Gabe Lyons, who commissioned the research contained in the book, writes: “It comes down to this: we must become Christlike again.  No strategy, tactics, or clever marketing campaign could ever clear away the smokescreen that surrounds Christianity in today’s culture.  The perception of outsiders will change only when Christians strive to represent the heart of God in every relationship and situation.  This kind of Christian will attract instead of repel.  He is provoked to engage instead of offended by a decadent culture.  She lives with the tension of remaining pure without being isolated from this broken world.  When outsiders begin to have fresh experiences and interactions with this new kind of Christian perceptions will change, one person at a time.  When they have catalogued enough experiences with this kind of Christian to outweigh the negative ones, the reputation will change.  In due time the name Christian will come to represent something refreshing and positive.  One new friendship, a compassionate hug, a kind word, a positive outlook, or a well-meaning affirmation will go a long way in seeing Christ’s reputation revitalized throughout our culture” (pp. 224-226).

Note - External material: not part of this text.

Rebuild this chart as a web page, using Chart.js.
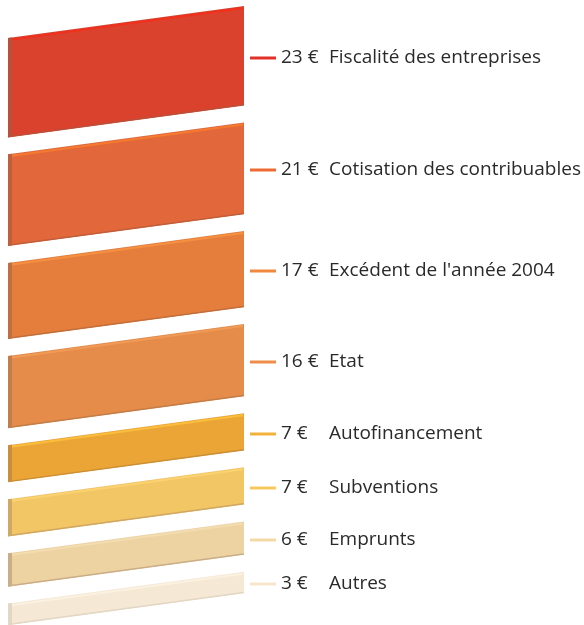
<!DOCTYPE html>
<html>
<head>
<meta charset="utf-8">
<script src="https://cdn.jsdelivr.net/npm/chart.js@4"></script>
<style>
  html, body { margin: 0; padding: 0; background: #ffffff; }
  #wrap { width: 584px; height: 625px; position: relative; }
</style>
</head>
<body>
<div id="wrap"><canvas id="c"></canvas></div>
<script>
// ---- data ----
const categories = [
  'Fiscalité des entreprises',
  'Cotisation des contribuables',
  "Excédent de l'année 2004",
  'Etat',
  'Autofinancement',
  'Subventions',
  'Emprunts',
  'Autres'
];
const values = [23, 21, 17, 16, 7, 7, 6, 3];
const currencySymbol = '€';

// ---- styles ----
const palette = ['#da422d', '#e2683b', '#e57e3d', '#e58c4a', '#eba536', '#f2c565', '#edd3a2', '#f5e9d5'];
const sideColors = ['#b9503a', '#bf5f3c', '#c0703e', '#c27e4a', '#c98f3a', '#cfa865', '#c9ae88', '#e2d6c4'];
const topColors = ['#f0301c', '#f57a30', '#f59040', '#f09a55', '#fbbd3c', '#fbd270', '#f3dcb0', '#fbf1e0'];
const lineColors = ['#e2302a', '#ee6a35', '#f0883f', '#ef8d48', '#f2b23a', '#f6c860', '#f3d9a5', '#f6e6cc'];

// ---- layout constants (in value units) ----
const THICK = 2.5;  // extra block thickness
const GAP = 4.4;    // gap between blocks
const SLANT = 8.2;  // rise of the right edge

const tops = [], bottoms = [];
let acc = 0;
values.forEach((v, i) => {
  tops.push(acc);
  bottoms.push(acc + v + THICK);
  acc += v + THICK + (i < values.length - 1 ? GAP : 0);
});
const total = acc;

const datasets = [];
values.forEach((v, i) => {
  datasets.push({
    data: [{x: 0, y: tops[i]}, {x: 1, y: tops[i] - SLANT}],
    borderWidth: 0, pointRadius: 0, fill: false, borderColor: 'transparent'
  });
  datasets.push({
    data: [{x: 0, y: bottoms[i]}, {x: 1, y: bottoms[i] - SLANT}],
    borderWidth: 0, pointRadius: 0, fill: '-1', borderColor: 'transparent',
    backgroundColor: palette[i]
  });
});

const decor = {
  id: 'decor',
  afterDatasetsDraw(chart) {
    const ctx = chart.ctx;
    const xs = chart.scales.x, ys = chart.scales.y;
    const xl = xs.getPixelForValue(0), xr = xs.getPixelForValue(1);
    values.forEach((v, i) => {
      const tl = ys.getPixelForValue(tops[i]);
      const tr = ys.getPixelForValue(tops[i] - SLANT);
      const bl = ys.getPixelForValue(bottoms[i]);
      const br = ys.getPixelForValue(bottoms[i] - SLANT);
      const k = (tr - tl) / (xr - xl);
      ctx.save();
      // left side face
      ctx.fillStyle = sideColors[i];
      ctx.beginPath();
      ctx.moveTo(xl, tl);
      ctx.lineTo(xl + 4, tl + k * 4);
      ctx.lineTo(xl + 4, bl + k * 4);
      ctx.lineTo(xl, bl);
      ctx.closePath();
      ctx.fill();
      // top bevel
      ctx.strokeStyle = topColors[i];
      ctx.lineWidth = 2;
      ctx.beginPath();
      ctx.moveTo(xl + 4, tl + k * 4 + 2);
      ctx.lineTo(xr - 1, tr + 2);
      ctx.stroke();
      // bottom shadow
      ctx.strokeStyle = sideColors[i];
      ctx.lineWidth = 1.5;
      ctx.beginPath();
      ctx.moveTo(xl, bl - 0.5);
      ctx.lineTo(xr, br - 0.5);
      ctx.stroke();
      // connector + labels
      const ym = Math.round((tr + br) / 2) + 2;
      ctx.strokeStyle = lineColors[i];
      ctx.lineWidth = 3;
      ctx.beginPath();
      ctx.moveTo(xr + 6, ym);
      ctx.lineTo(xr + 32, ym);
      ctx.stroke();
      ctx.fillStyle = '#2a2a2a';
      ctx.font = '19px "Open Sans", sans-serif';
      ctx.textBaseline = 'middle';
      ctx.textAlign = 'left';
      ctx.fillText(values[i] + ' ' + currencySymbol, xr + 37, ym);
      ctx.fillText(categories[i], xr + 85, ym);
      ctx.restore();
    });
  }
};

new Chart(document.getElementById('c'), {
  type: 'line',
  data: { datasets },
  options: {
    responsive: true,
    maintainAspectRatio: false,
    animation: false,
    layout: { padding: { left: 8, right: 340, top: 6, bottom: 0 } },
    plugins: { legend: { display: false }, tooltip: { enabled: false }, filler: { propagate: false } },
    scales: {
      x: { type: 'linear', min: 0, max: 1, display: false },
      y: { type: 'linear', min: -SLANT, max: total, reverse: true, display: false }
    }
  },
  plugins: [decor]
});
</script>
</body>
</html>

What about you?  What do you think it will take to make the move from Unchristian to Christian?  And how soon can we start?

9 thoughts on “From Unchristian to Christian

  1. There is only one answer, and that is that it must begin with each of us who call ourselves Christians. (Hey that was easy to say!) But nothing short of a commitment is necessary…like parachuting from an airplane…NO TURNING BACK. That’s commitment. But it is the “starting” that makes it happen, or the “jumping out” with the unabashed decision to love one another without reservation; no picking and choosing, but from the heart!

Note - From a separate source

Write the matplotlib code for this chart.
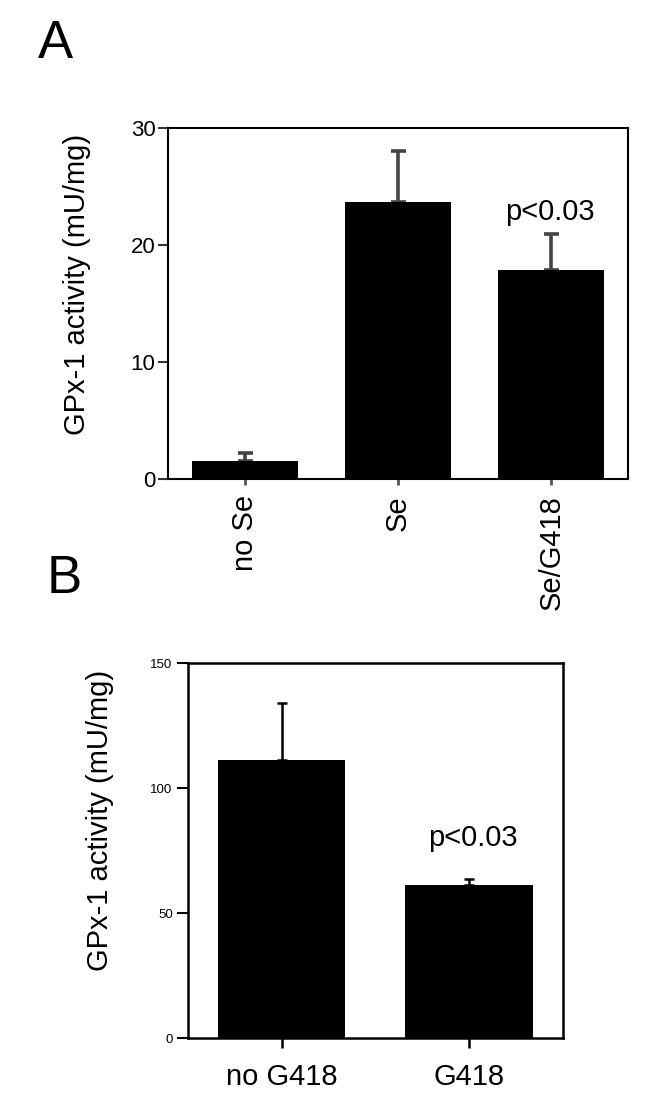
import matplotlib
matplotlib.use("Agg")
import matplotlib.pyplot as plt

plt.rcParams['font.family'] = ['Liberation Sans', 'DejaVu Sans']

# Panel A data
cats_a = ["no Se", "Se", "Se/G418"]
vals_a = [1.5, 23.65, 17.9]
errs_a = [0.75, 4.35, 3.0]
yticks_a = [0, 10, 20, 30]

# Panel B data
cats_b = ["no G418", "G418"]
vals_b = [111.2, 61.2]
errs_b = [22.9, 2.3]
yticks_b = [0, 50, 100, 150]

pval_text = "p<0.03"
ylabel = "GPx-1 activity (mU/mg)"

fig = plt.figure(figsize=(6.52, 11.14), dpi=100)

# ---- Panel A ----
axA = fig.add_axes([0.2577, 0.5700, 0.7055, 0.3151])
xa = list(range(len(cats_a)))
axA.bar(xa, vals_a, width=0.69, color='black', zorder=2)
axA.errorbar(xa, vals_a, yerr=[[0]*len(errs_a), errs_a], fmt='none',
             ecolor='#444444', elinewidth=2.6, capsize=5.4, capthick=2.6, zorder=1)
axA.set_xlim(-0.5, 2.5)
axA.set_ylim(0, 30)
axA.set_yticks(yticks_a)
axA.set_yticklabels([str(t) for t in yticks_a], fontsize=16)
axA.set_xticks(xa)
axA.set_xticklabels(cats_a, rotation=90, fontsize=21, va='top')
axA.tick_params(axis='y', length=7, width=1.5, pad=2, color='#333333')
axA.tick_params(axis='x', length=4.5, width=2, pad=7, color='#555555')
for s in axA.spines.values():
    s.set_linewidth(1.5)
axA.set_ylabel(ylabel, fontsize=21, va='center')
axA.yaxis.set_label_coords(-0.198, 0.553)
axA.text(1.99, 22.8, pval_text, fontsize=21, ha='center', va='center')

# ---- Panel B ----
axB = fig.add_axes([0.2883, 0.0682, 0.5752, 0.3366])
xb = list(range(len(cats_b)))
axB.bar(xb, vals_b, width=0.68, color='black', zorder=2)
axB.errorbar(xb, vals_b, yerr=[[0]*len(errs_b), errs_b], fmt='none',
             ecolor='black', elinewidth=1.8, capsize=3.4, capthick=1.8, zorder=1)
axB.set_xlim(-0.5, 1.5)
axB.set_ylim(0, 150)
axB.set_yticks(yticks_b)
axB.set_yticklabels([str(t) for t in yticks_b], fontsize=9.5)
axB.set_xticks(xb)
axB.set_xticklabels(cats_b, fontsize=21)
axB.tick_params(axis='y', length=8, width=1.5, pad=3)
axB.tick_params(axis='x', length=7, width=1.8, pad=11)
for s in axB.spines.values():
    s.set_linewidth(1.8)
axB.set_ylabel(ylabel, fontsize=21, va='center')
axB.yaxis.set_label_coords(-0.235, 0.579)
axB.text(1.02, 80, pval_text, fontsize=21, ha='center', va='center')

# Panel letters
fig.text(55/652, 1 - 44/1114, "A", fontsize=38, ha='center', va='center')
fig.text(64/652, 1 - 579/1114, "B", fontsize=38, ha='center', va='center')

fig.savefig("out.png", dpi=100)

  2. Yes and no. A big yes on becoming more Christlike; being His hands and feet to love the unloveable, just as He loves us. But no, not for the purpose for becoming well liked in our culture. Jesus did His father’s will regardless of how popular or well-liked He was. It is true that He is cherished for what He did, but also he was crucified and hated.
    I admit Christians earning the negative perceptions about them. And I hope to work on correcting them for God’s sake, not the crowd’s. I say this because pleasing the crowd is one of my temptations and often the true reason that I don’t step out in faith in a loving way.

  3. I haven’t read this book, but I don’t want to dilute my Christianity so others have a better opinion of me.

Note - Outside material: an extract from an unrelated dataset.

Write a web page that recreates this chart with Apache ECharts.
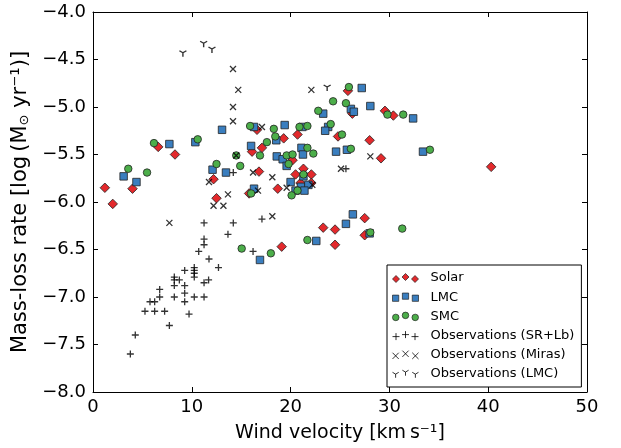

    I am at times judgmental (you have to discern right from wrong in as a Christian), I’m involved in politics and I am interested in making converts to Christ. Most of all, I’m passionate about my beliefs and will stand up for them.

    If that means that I appear Unchristian to people on Earth but I’m living according to God’s Word, so be it. I’m ready to take that chance. Hopefully God will open people’s hearts so that they see the truth — that I’m an imperfect person but that God guides my life and my decisions.

  4. When you act from your heart you are in a state of guilt free, since the Divine within is allowed to guide and act through you, even though one still fells as if he were deciding and acting of himself. Innocence is a willingness to be led by the Lord and not by oneself, the state of tranquility and peace has in it confidence in the Lord, that He leads to a good end. When we are in the faith of these things we are in peace, and no solicitude about things to come disquiets us.

  5. Appearing unChristian to other Christians in the name of Christ is ironic, seems to me. I am not so sure that “making converts” is what we are called to do. In fact, it may be the opposite of what we are called to do…which is to love God and others.
    Smug spirituality may be the worst kind.

  6. Anonymous, I am by no means qualified to correct you, and you have a good point in that there should probably be some way to discern that sin is bad, and we shouldn’t just start preaching that “sin is ok if you’ll join the church”. But I still have some comments on the things you said that I hope you at least consider if you ever see them…

    “I haven’t read this book, but I don’t want to dilute my Christianity so others have a better opinion of me.”
    – Allen makes a great point about this. Also, take a look at that sentence… “your” Christianity? The reason you love others regardless of their sins is because it isn’t yours, its God’s and everyone’s. Its not about you or anyone else alone.

    “I am at times judgmental (you have to discern right from wrong in as a Christian)”
    – Determining right from wrong doesn’t mean you have to treat someone poorly or look down on them because they do wrong. I dont think the book is suggesting we ignore right and wrong, its just saying that we love them anyway.

    “I’m involved in politics ”
    – Thats great, its very ‘American’, but don’t confuse religion and politics. No party is Christian.

    “and I am interested in making converts to Christ. ”
    – Doesn’t loving people seem like a good start? In fact doesn’t it seem like loving them unconditionally like God loves us might be all it takes?

    “Most of all, I’m passionate about my beliefs and will stand up for them.”
    – That is great, but always be aware that being too passionate to listen to another point of view only makes you ignorant and isolated from the people who you say you’re interested in converting… If what you believe is real, no argument presented to you will hurt your faith, and people will listen to you a lot more if you listen to them.

    “If that means that I appear Unchristian to people on Earth but I’m living according to God’s Word, so be it. ”
    – If you’re really living according to God’s Word and love your neighbor as you love yourself… I dont think others will consider you unchristian…

    “I’m ready to take that chance. Hopefully God will open people’s hearts so that they see the truth — that I’m an imperfect person but that God guides my life and my decisions.”
    – God will open their hearts, but I think you showing love for them regardless of their sins would be a good way for God to do that. And what ‘chance’ is it that you are taking? The chance that by reaching out to sinners in need you might somehow get dirty? I have a paraphrased quote that sticks in my head from one of Dr. Somerville’s sermons… ‘all around us people are drowning in sin, and we wont even reach out a hand to help them… because we’re afraid we might get dirty.’ That stuck in my head because its scary how true it is. I dont know your exact feelings on this, so dont feel like i’m trying to put words in your mouth, but dont trick yourself into feeling that you are taking a chance… you are playing it safe. Take a chance and go love someone who doesn’t even remember what it feels like to be loved anymore because of all the sin they are involved in… thats taking a chance.

    I hope I haven’t sounded too harsh, I’m not meaning to put down your beliefs. They sounds very strong and secure, and that is very good… I just hope you realize that loving others no matter what, unconditionally, completely, and without a thought of what sin they have committed or are committing… that is always a good thing. It’s what God Himself does… so it makes sense that it should be what we do too doesnt it?

    Like I said, I’m not qualified to preach and I dont want to tell you you’re wrong… but I hope you at least read it with an open mind as I am sure you will.